DATA EXTRACT:
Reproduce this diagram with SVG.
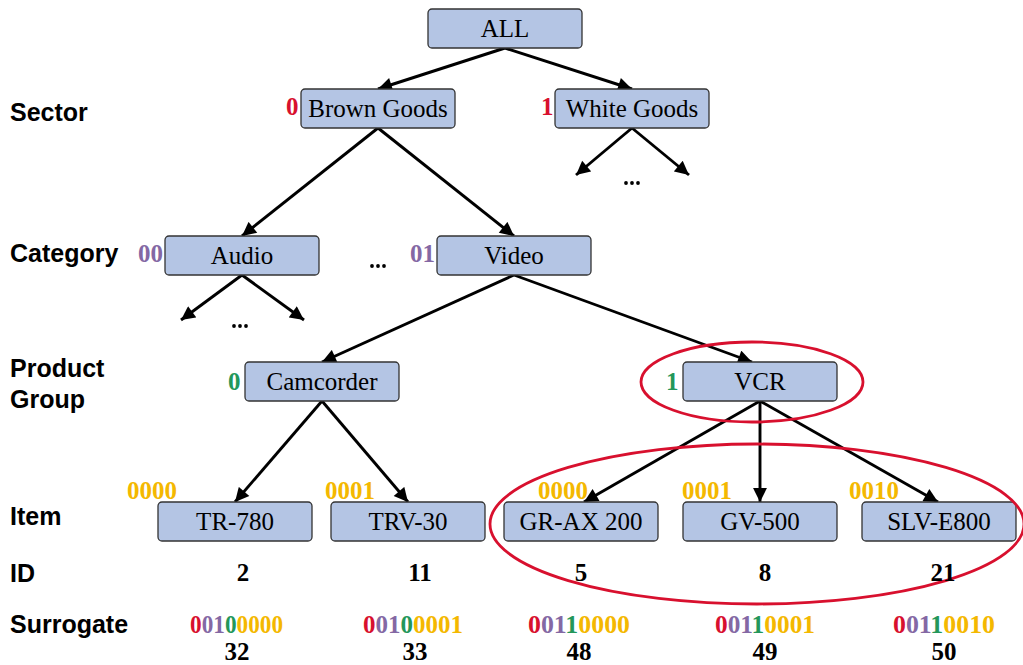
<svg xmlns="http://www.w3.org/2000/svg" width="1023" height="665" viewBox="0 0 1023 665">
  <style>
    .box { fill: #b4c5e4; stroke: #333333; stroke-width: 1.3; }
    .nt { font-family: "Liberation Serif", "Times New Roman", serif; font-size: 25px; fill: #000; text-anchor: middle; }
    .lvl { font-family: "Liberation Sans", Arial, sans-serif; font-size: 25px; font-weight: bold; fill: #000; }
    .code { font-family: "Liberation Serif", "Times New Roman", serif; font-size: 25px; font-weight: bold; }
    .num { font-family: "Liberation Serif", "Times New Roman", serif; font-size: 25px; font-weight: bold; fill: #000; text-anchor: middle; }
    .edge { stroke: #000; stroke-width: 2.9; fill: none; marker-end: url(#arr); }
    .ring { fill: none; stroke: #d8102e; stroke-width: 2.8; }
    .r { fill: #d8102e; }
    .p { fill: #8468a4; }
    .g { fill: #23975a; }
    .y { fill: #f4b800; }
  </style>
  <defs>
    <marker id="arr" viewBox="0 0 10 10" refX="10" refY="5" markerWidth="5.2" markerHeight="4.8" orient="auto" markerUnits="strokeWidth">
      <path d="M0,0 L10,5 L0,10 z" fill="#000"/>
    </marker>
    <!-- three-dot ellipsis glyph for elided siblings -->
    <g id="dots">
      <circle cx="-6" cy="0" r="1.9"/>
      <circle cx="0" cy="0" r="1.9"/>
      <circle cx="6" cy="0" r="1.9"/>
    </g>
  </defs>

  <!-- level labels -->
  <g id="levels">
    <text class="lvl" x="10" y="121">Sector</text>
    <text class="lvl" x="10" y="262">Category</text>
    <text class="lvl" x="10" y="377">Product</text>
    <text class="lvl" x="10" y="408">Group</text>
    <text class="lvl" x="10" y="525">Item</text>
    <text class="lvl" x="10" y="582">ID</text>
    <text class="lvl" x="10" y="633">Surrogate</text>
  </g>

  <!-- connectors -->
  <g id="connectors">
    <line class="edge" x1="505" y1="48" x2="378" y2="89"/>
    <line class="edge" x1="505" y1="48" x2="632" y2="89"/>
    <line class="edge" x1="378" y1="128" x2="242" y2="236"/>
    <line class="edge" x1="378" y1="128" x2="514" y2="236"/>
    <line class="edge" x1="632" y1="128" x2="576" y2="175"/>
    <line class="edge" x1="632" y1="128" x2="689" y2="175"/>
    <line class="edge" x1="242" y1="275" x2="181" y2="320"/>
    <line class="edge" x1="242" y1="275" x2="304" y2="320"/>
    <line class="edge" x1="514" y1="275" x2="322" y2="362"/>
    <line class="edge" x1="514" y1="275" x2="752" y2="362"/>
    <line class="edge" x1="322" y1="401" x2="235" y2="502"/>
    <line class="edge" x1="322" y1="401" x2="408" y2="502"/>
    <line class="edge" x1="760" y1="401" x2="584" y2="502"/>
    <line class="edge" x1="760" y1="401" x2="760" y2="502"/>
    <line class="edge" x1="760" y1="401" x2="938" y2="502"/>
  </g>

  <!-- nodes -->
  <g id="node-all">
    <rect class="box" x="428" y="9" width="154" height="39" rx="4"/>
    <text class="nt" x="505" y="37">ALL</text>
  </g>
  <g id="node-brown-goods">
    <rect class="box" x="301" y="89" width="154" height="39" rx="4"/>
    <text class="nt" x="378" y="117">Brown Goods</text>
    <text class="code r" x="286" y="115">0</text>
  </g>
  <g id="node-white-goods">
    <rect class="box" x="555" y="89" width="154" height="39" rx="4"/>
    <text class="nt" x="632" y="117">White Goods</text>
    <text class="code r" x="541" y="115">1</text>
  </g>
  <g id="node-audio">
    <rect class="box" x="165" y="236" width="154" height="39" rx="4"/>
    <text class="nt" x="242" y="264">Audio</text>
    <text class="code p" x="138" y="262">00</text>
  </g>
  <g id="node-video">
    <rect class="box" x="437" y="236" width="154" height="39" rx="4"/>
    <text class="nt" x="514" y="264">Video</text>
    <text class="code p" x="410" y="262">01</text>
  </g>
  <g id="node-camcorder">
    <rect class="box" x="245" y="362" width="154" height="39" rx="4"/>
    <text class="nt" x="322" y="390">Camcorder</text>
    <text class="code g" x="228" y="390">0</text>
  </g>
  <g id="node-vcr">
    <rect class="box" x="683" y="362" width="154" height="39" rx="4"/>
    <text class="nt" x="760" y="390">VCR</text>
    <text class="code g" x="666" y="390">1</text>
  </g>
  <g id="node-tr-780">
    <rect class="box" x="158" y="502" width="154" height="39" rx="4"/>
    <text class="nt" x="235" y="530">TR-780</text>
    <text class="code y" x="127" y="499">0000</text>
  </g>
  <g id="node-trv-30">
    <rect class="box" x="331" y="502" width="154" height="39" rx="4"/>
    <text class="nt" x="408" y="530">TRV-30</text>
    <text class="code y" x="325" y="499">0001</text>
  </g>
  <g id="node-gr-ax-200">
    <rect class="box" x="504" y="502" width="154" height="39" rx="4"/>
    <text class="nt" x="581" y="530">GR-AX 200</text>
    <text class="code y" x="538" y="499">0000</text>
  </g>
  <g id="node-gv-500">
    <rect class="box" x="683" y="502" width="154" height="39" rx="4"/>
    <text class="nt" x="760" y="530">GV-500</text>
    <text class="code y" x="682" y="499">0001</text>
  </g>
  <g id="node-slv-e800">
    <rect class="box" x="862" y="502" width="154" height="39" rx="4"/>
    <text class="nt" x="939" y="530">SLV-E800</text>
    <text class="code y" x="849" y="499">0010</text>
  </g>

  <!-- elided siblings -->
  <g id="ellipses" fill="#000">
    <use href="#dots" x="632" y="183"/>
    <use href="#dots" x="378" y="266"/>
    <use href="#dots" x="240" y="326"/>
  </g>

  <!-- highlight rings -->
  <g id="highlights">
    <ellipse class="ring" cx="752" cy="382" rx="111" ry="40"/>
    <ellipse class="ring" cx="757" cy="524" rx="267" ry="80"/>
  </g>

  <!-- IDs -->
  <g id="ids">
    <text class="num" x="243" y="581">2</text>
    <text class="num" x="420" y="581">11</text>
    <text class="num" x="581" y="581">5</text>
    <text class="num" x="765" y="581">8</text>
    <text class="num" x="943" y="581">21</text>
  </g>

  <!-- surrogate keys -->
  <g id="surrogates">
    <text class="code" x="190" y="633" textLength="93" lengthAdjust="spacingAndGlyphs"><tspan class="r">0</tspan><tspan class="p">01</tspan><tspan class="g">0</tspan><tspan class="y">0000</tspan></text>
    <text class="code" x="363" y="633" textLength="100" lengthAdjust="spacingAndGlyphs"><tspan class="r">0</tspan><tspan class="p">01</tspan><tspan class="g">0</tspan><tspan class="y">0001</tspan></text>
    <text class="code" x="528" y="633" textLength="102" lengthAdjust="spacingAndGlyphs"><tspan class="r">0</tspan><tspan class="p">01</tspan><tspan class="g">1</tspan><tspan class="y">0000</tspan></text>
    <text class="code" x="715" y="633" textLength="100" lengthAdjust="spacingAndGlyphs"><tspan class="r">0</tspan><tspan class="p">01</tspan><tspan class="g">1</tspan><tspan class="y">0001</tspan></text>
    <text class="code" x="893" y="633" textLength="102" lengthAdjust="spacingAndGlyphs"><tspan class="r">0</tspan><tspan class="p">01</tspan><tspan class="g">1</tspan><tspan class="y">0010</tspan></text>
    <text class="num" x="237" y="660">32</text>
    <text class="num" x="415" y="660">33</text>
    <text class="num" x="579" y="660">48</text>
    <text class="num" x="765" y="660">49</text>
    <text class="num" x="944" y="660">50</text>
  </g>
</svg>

DIRECTIONS: Keep the pictures out of the copy and return the rest of the data above exactly.

IN RESPONSE:
Reproduce this diagram with SVG.
<svg xmlns="http://www.w3.org/2000/svg" width="1023" height="665" viewBox="0 0 1023 665">
  <style>
    .box { fill: #b4c5e4; stroke: #333333; stroke-width: 1.3; }
    .nt { font-family: "Liberation Serif", "Times New Roman", serif; font-size: 25px; fill: #000; text-anchor: middle; }
    .lvl { font-family: "Liberation Sans", Arial, sans-serif; font-size: 25px; font-weight: bold; fill: #000; }
    .code { font-family: "Liberation Serif", "Times New Roman", serif; font-size: 25px; font-weight: bold; }
    .num { font-family: "Liberation Serif", "Times New Roman", serif; font-size: 25px; font-weight: bold; fill: #000; text-anchor: middle; }
    .edge { stroke: #000; stroke-width: 2.9; fill: none; marker-end: url(#arr); }
    .ring { fill: none; stroke: #d8102e; stroke-width: 2.8; }
    .r { fill: #d8102e; }
    .p { fill: #8468a4; }
    .g { fill: #23975a; }
    .y { fill: #f4b800; }
  </style>
  <defs>
    <marker id="arr" viewBox="0 0 10 10" refX="10" refY="5" markerWidth="5.2" markerHeight="4.8" orient="auto" markerUnits="strokeWidth">
      <path d="M0,0 L10,5 L0,10 z" fill="#000"/>
    </marker>
    <!-- three-dot ellipsis glyph for elided siblings -->
    <g id="dots">
      <circle cx="-6" cy="0" r="1.9"/>
      <circle cx="0" cy="0" r="1.9"/>
      <circle cx="6" cy="0" r="1.9"/>
    </g>
  </defs>

  <!-- level labels -->
  <g id="levels">
    <text class="lvl" x="10" y="121">Sector</text>
    <text class="lvl" x="10" y="262">Category</text>
    <text class="lvl" x="10" y="377">Product</text>
    <text class="lvl" x="10" y="408">Group</text>
    <text class="lvl" x="10" y="525">Item</text>
    <text class="lvl" x="10" y="582">ID</text>
    <text class="lvl" x="10" y="633">Surrogate</text>
  </g>

  <!-- connectors -->
  <g id="connectors">
    <line class="edge" x1="505" y1="48" x2="378" y2="89"/>
    <line class="edge" x1="505" y1="48" x2="632" y2="89"/>
    <line class="edge" x1="378" y1="128" x2="242" y2="236"/>
    <line class="edge" x1="378" y1="128" x2="514" y2="236"/>
    <line class="edge" x1="632" y1="128" x2="576" y2="175"/>
    <line class="edge" x1="632" y1="128" x2="689" y2="175"/>
    <line class="edge" x1="242" y1="275" x2="181" y2="320"/>
    <line class="edge" x1="242" y1="275" x2="304" y2="320"/>
    <line class="edge" x1="514" y1="275" x2="322" y2="362"/>
    <line class="edge" x1="514" y1="275" x2="752" y2="362"/>
    <line class="edge" x1="322" y1="401" x2="235" y2="502"/>
    <line class="edge" x1="322" y1="401" x2="408" y2="502"/>
    <line class="edge" x1="760" y1="401" x2="584" y2="502"/>
    <line class="edge" x1="760" y1="401" x2="760" y2="502"/>
    <line class="edge" x1="760" y1="401" x2="938" y2="502"/>
  </g>

  <!-- nodes -->
  <g id="node-all">
    <rect class="box" x="428" y="9" width="154" height="39" rx="4"/>
    <text class="nt" x="505" y="37">ALL</text>
  </g>
  <g id="node-brown-goods">
    <rect class="box" x="301" y="89" width="154" height="39" rx="4"/>
    <text class="nt" x="378" y="117">Brown Goods</text>
    <text class="code r" x="286" y="115">0</text>
  </g>
  <g id="node-white-goods">
    <rect class="box" x="555" y="89" width="154" height="39" rx="4"/>
    <text class="nt" x="632" y="117">White Goods</text>
    <text class="code r" x="541" y="115">1</text>
  </g>
  <g id="node-audio">
    <rect class="box" x="165" y="236" width="154" height="39" rx="4"/>
    <text class="nt" x="242" y="264">Audio</text>
    <text class="code p" x="138" y="262">00</text>
  </g>
  <g id="node-video">
    <rect class="box" x="437" y="236" width="154" height="39" rx="4"/>
    <text class="nt" x="514" y="264">Video</text>
    <text class="code p" x="410" y="262">01</text>
  </g>
  <g id="node-camcorder">
    <rect class="box" x="245" y="362" width="154" height="39" rx="4"/>
    <text class="nt" x="322" y="390">Camcorder</text>
    <text class="code g" x="228" y="390">0</text>
  </g>
  <g id="node-vcr">
    <rect class="box" x="683" y="362" width="154" height="39" rx="4"/>
    <text class="nt" x="760" y="390">VCR</text>
    <text class="code g" x="666" y="390">1</text>
  </g>
  <g id="node-tr-780">
    <rect class="box" x="158" y="502" width="154" height="39" rx="4"/>
    <text class="nt" x="235" y="530">TR-780</text>
    <text class="code y" x="127" y="499">0000</text>
  </g>
  <g id="node-trv-30">
    <rect class="box" x="331" y="502" width="154" height="39" rx="4"/>
    <text class="nt" x="408" y="530">TRV-30</text>
    <text class="code y" x="325" y="499">0001</text>
  </g>
  <g id="node-gr-ax-200">
    <rect class="box" x="504" y="502" width="154" height="39" rx="4"/>
    <text class="nt" x="581" y="530">GR-AX 200</text>
    <text class="code y" x="538" y="499">0000</text>
  </g>
  <g id="node-gv-500">
    <rect class="box" x="683" y="502" width="154" height="39" rx="4"/>
    <text class="nt" x="760" y="530">GV-500</text>
    <text class="code y" x="682" y="499">0001</text>
  </g>
  <g id="node-slv-e800">
    <rect class="box" x="862" y="502" width="154" height="39" rx="4"/>
    <text class="nt" x="939" y="530">SLV-E800</text>
    <text class="code y" x="849" y="499">0010</text>
  </g>

  <!-- elided siblings -->
  <g id="ellipses" fill="#000">
    <use href="#dots" x="632" y="183"/>
    <use href="#dots" x="378" y="266"/>
    <use href="#dots" x="240" y="326"/>
  </g>

  <!-- highlight rings -->
  <g id="highlights">
    <ellipse class="ring" cx="752" cy="382" rx="111" ry="40"/>
    <ellipse class="ring" cx="757" cy="524" rx="267" ry="80"/>
  </g>

  <!-- IDs -->
  <g id="ids">
    <text class="num" x="243" y="581">2</text>
    <text class="num" x="420" y="581">11</text>
    <text class="num" x="581" y="581">5</text>
    <text class="num" x="765" y="581">8</text>
    <text class="num" x="943" y="581">21</text>
  </g>

  <!-- surrogate keys -->
  <g id="surrogates">
    <text class="code" x="190" y="633" textLength="93" lengthAdjust="spacingAndGlyphs"><tspan class="r">0</tspan><tspan class="p">01</tspan><tspan class="g">0</tspan><tspan class="y">0000</tspan></text>
    <text class="code" x="363" y="633" textLength="100" lengthAdjust="spacingAndGlyphs"><tspan class="r">0</tspan><tspan class="p">01</tspan><tspan class="g">0</tspan><tspan class="y">0001</tspan></text>
    <text class="code" x="528" y="633" textLength="102" lengthAdjust="spacingAndGlyphs"><tspan class="r">0</tspan><tspan class="p">01</tspan><tspan class="g">1</tspan><tspan class="y">0000</tspan></text>
    <text class="code" x="715" y="633" textLength="100" lengthAdjust="spacingAndGlyphs"><tspan class="r">0</tspan><tspan class="p">01</tspan><tspan class="g">1</tspan><tspan class="y">0001</tspan></text>
    <text class="code" x="893" y="633" textLength="102" lengthAdjust="spacingAndGlyphs"><tspan class="r">0</tspan><tspan class="p">01</tspan><tspan class="g">1</tspan><tspan class="y">0010</tspan></text>
    <text class="num" x="237" y="660">32</text>
    <text class="num" x="415" y="660">33</text>
    <text class="num" x="579" y="660">48</text>
    <text class="num" x="765" y="660">49</text>
    <text class="num" x="944" y="660">50</text>
  </g>
</svg>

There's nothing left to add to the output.